MIAMI (CBS4) - When you hear the word 'drone' you probably think about a small unmanned military airplane flying over a battlefield that are often used overseas to do surveillance and drop missiles; but did you know that these drones have been in your backyard for years?
Miami-Dade Police invited CBS4's David Sutta to see the machines that have been used to watch South Floridians.
In a field on the edge of the Everglades, Miami-Dade Police's Special Response team prepared as if they were going to war. Officers pulled out assault rifles and loaded up on something that resembled a tank.
"We had an armed homicide subject that was fleeing from police. He stopped the vehicle and took off running," Lieutenant Aviel Sanchez told us.
The whole thing is an exercise, but from the ground it looks very real. Police launch their helicopter to search from above; heavily armed cops, K9 unites, even bomb squad robots swarm the area. They surrounded an abandoned building and yelled "Come out! Hands up!" and then you hear something on the horizon.
It wasn't the helicopter but some sort of machine the size of a wet dry vacuum and hovered right above the ground, like a scene out of the Hollywood box office hit series The Terminator. The machine flying overhead is a drone.
Miami-Dade has two of them and cops call them the flying lawnmowers, the name came from the noise they produce.
"Flying at 300 feet over head you're gonna know we are there. This thing is not sneaking up on you," Lieutenant Sanchez explained.
Maybe not; drones have been in Miami for four years and most people don't know about them. "We were one of the first departments to be actually training with the drone," said Sanchez.
Just how are police using them? Is big brother watching your every move?
"No. Our drone program is strictly for emergency type situations," said Sanchez.
The cops are bound by just an internal policy: To fly drones within active crime scenes.
"It's not flying over the city randomly looking for stuff to see what we can see," said Sgt. Andrew Cohen from Miami-Dade's aviation unit. Much of that has to do with the FAA and ground rules they set.
"We are not able to fly at night," said Sanchez. "We are not able to fly at a greater altitude of 300 feet or at a longer distance of line of sight."
The drone carries a camera on board and can travel and transmit for miles. A pilot uses a pen to fly from a laptop program and commanders can feed live video from virtually anywhere where they can feed live video of what the drone sees.
"It allows the commanders to make decision from a distance," said Sanchez.
What distinguishes a drone from a helicopter is that a drone can be brought down to eye level. It could peer inside a building, perhaps a window or door and see if someone has barricaded themselves inside. It can also be sent to a disaster without putting a single person in danger.
The model drone being used by Miami-Dade helped in the response to Japan's nuclear reactor slammed by a tsunami in 2011. The drone flew over radioactive air space transmitting the extent of the damage. It's a concept that has more and more agencies across the country considering drones instead of $4 million dollar helicopters.

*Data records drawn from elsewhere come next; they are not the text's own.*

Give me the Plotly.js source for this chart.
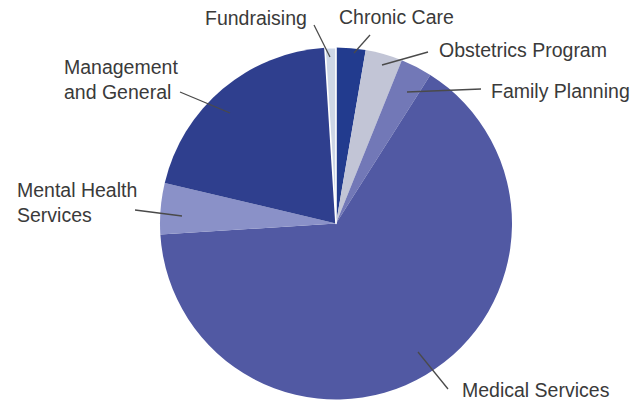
<!DOCTYPE html>
<html>
<head>
<meta charset="utf-8">
<script src="https://cdn.plot.ly/plotly-3.0.1.min.js"></script>
<style>html,body{margin:0;padding:0;background:#fff;}#chart{width:644px;height:404px;}</style>
</head>
<body>
<div id="chart"></div>
<script>
const categories = ["Chronic Care", "Obstetrics Program", "Family Planning", "Medical Services", "Mental Health Services", "Management and General", "Fundraising"];
const values = [2.7, 3.4, 2.9, 65.0, 4.7, 20.3, 1.0];
const sliceColors = ["#223b8e", "#c2c5d6", "#7278b7", "#5159a3", "#8a91c8", "#2f3f8e", "#cdd6e6"];
const labelTexts = ["Chronic Care", "Obstetrics Program", "Family Planning", "Medical Services", "Mental Health<br>Services", "Management<br>and General", "Fundraising"];

const W = 644, H = 404;
const px = x => x / W;
const py = y => 1 - y / H;

// label placements (pixels): text left, text middle y, leader line from (x0,y0) to (x1,y1)
const labelPos = [
  {tx: 337, ty: 17, l: [370, 35, 354, 53]},
  {tx: 437, ty: 50, l: [428, 52, 382, 65]},
  {tx: 489, ty: 91, l: [481, 89, 407, 92]},
  {tx: 460, ty: 390, l: [448, 389, 418, 352]},
  {tx: 15, ty: 202, l: [135, 210, 182, 216]},
  {tx: 62, ty: 80, l: [180, 92, 230, 113]},
  {tx: 203, ty: 18, l: [314, 25, 330, 57]}
];

const cx = 336, cy = 223.5, r = 176;

const data = [{
  type: "pie",
  labels: categories,
  values: values,
  sort: false,
  direction: "clockwise",
  rotation: 0,
  textinfo: "none",
  hoverinfo: "label+percent",
  marker: {colors: sliceColors, line: {color: "#ffffff", width: [0, 0, 0, 0, 0, 0, 1.6]}},
  domain: {x: [px(cx - r), px(cx + r)], y: [py(cy + r), py(cy - r)]},
  showlegend: false
}];

const annotations = labelTexts.map((t, i) => ({
  text: t,
  xref: "paper", yref: "paper",
  x: px(labelPos[i].tx), y: py(labelPos[i].ty),
  xanchor: "left", yanchor: "middle", align: "left",
  showarrow: false,
  font: {family: "Liberation Sans, Arial, sans-serif", size: 19.5, color: "#3a3a3a"}
}));

const shapes = labelPos.map(p => ({
  type: "line", xref: "paper", yref: "paper",
  x0: px(p.l[0]), y0: py(p.l[1]), x1: px(p.l[2]), y1: py(p.l[3]),
  line: {color: "#4a4a4a", width: 1.3}
}));

const layout = {
  width: W, height: H,
  margin: {l: 0, r: 0, t: 0, b: 0},
  paper_bgcolor: "#ffffff",
  plot_bgcolor: "#ffffff",
  annotations: annotations,
  shapes: shapes
};

Plotly.newPlot("chart", data, layout, {displayModeBar: false, staticPlot: true});
</script>
</body>
</html>
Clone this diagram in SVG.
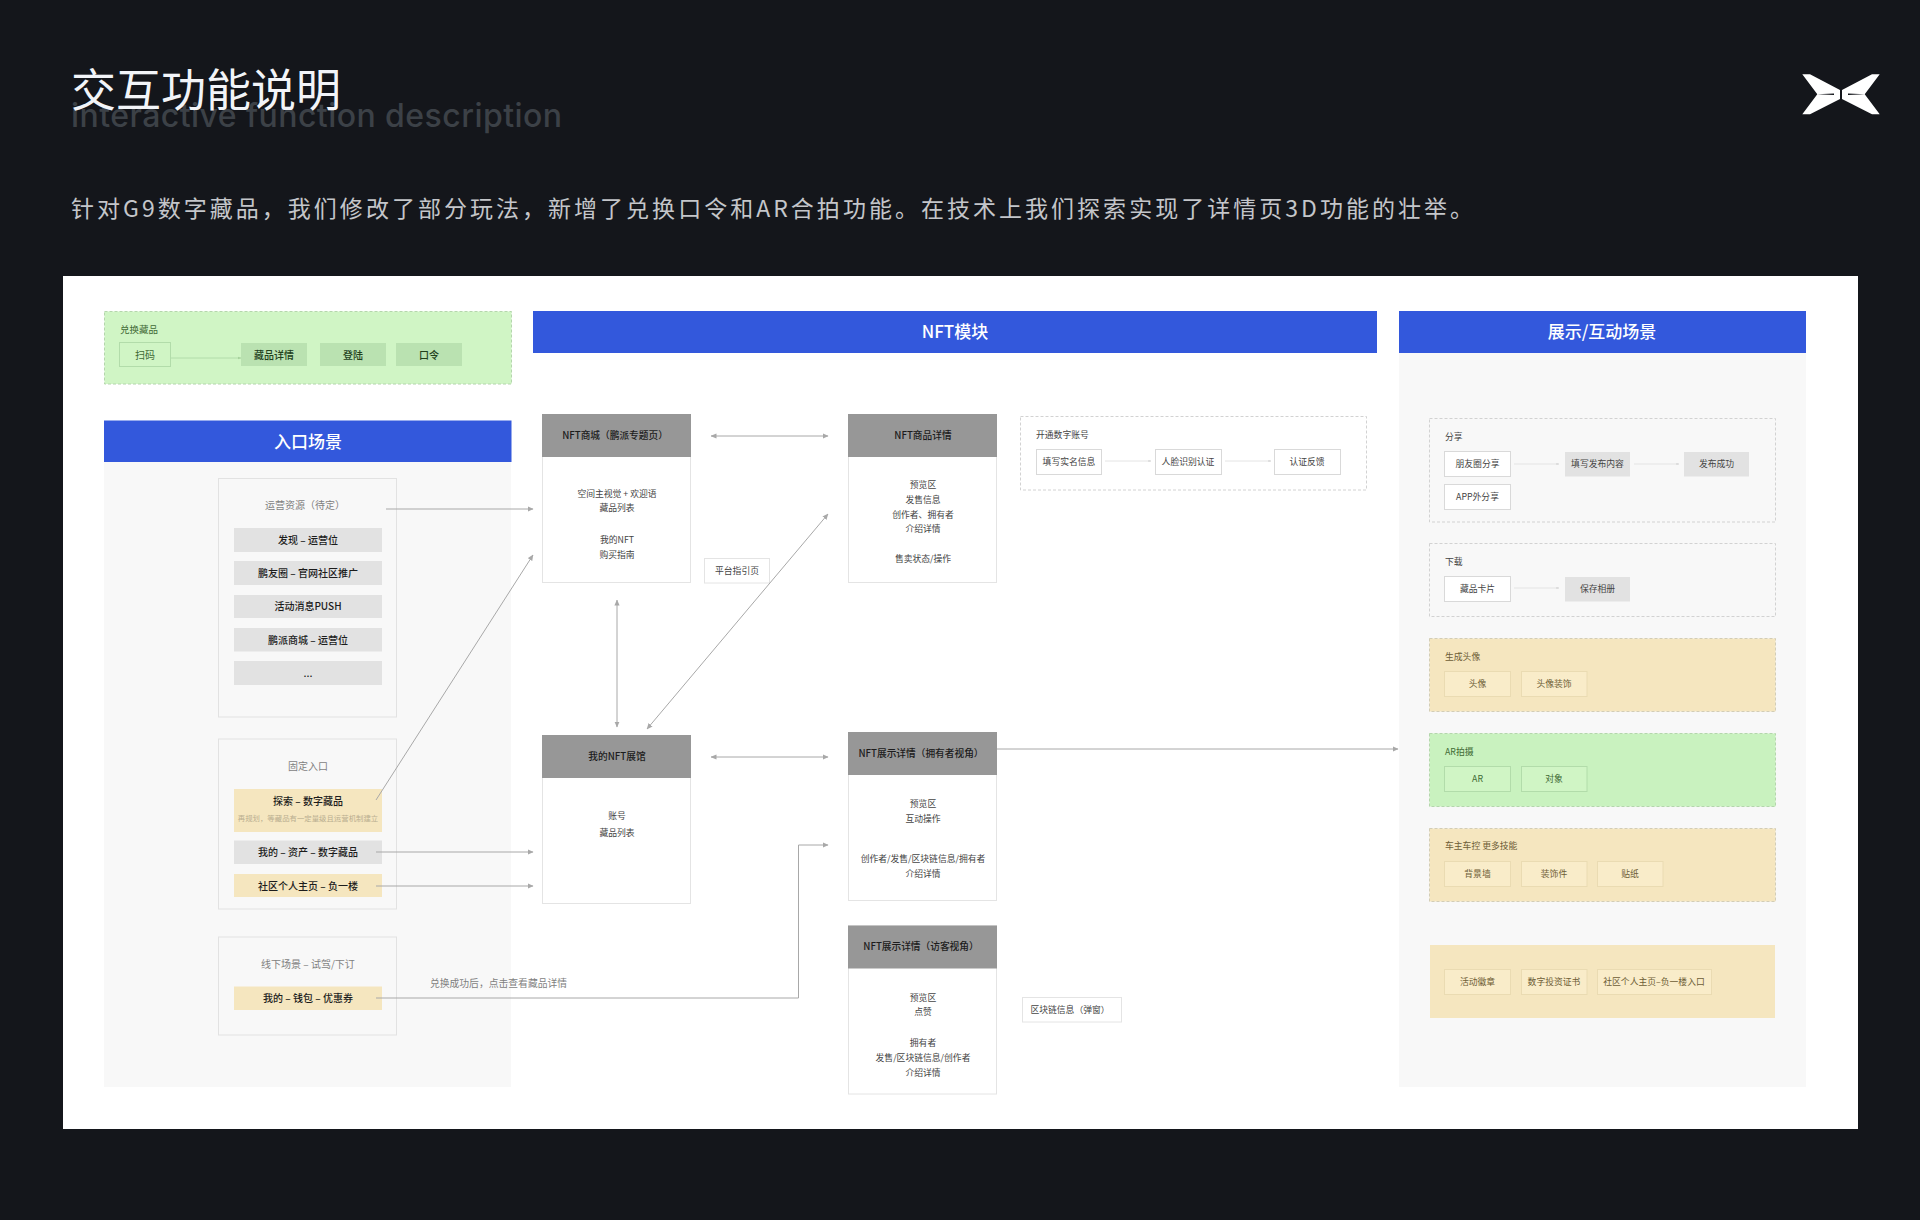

Sanchez explained the drone is much cheaper to operate too.
"You're looking at a gallon of fuel versus $500 of fuel flying the helicopter around," said Sanchez.
The size is also a beneficial, especially for rural law enforcement agencies. "It can easily fit in the back of a car or trunk," said Cohen. "If you needed an aviation asset, you can maybe 5-10 minutes have something, aerials providing your views."
Some believe one day this machine may take the place of a road cop.
"I think in the future you would see these types of aircraft's probably doing routine patrols over certain areas. It may start out with the borders, an area where it's not very complex but after that I think you'll see them flying over large metro areas doing patrol," said Cohen. "Now whether I agree with that or not it doesn't matter."
Howard Simon, the executive director of Miami-Dade's American Civil Liberties Union, is equally concerned.
"What's to prevent the drones from being used to record what goes on in people's backyard?" said Simon. "Send back these images being recorded? Sent to other people? 'Hey Joe, have you seen this? We saw it in this person's backyard.'"
What would be the result of the drone spotting something illegal in a person's yard that yard? It's actually uncharted territory.
"I want to say the Miami-Dade Commission is asleep at the switch by authorizing the use of drones without also enacting restrictions that protect the rights of people of Miami-Dade County from abuses," said Cohen. "I think it all boils down to who's using it and what they are using it for. Who's the holder, the key-holder of the information that it gathers."
In April, Florida became one of the first states in the country to pass a law regulating drones. Police now need a warrant to fly one or someone's life must be in danger. It's just the beginning of drone laws.
Prices of these machines are also dropping, you can get one for a few hundred dollars. Which means anyone, complete strangers could one day be spying on you with one.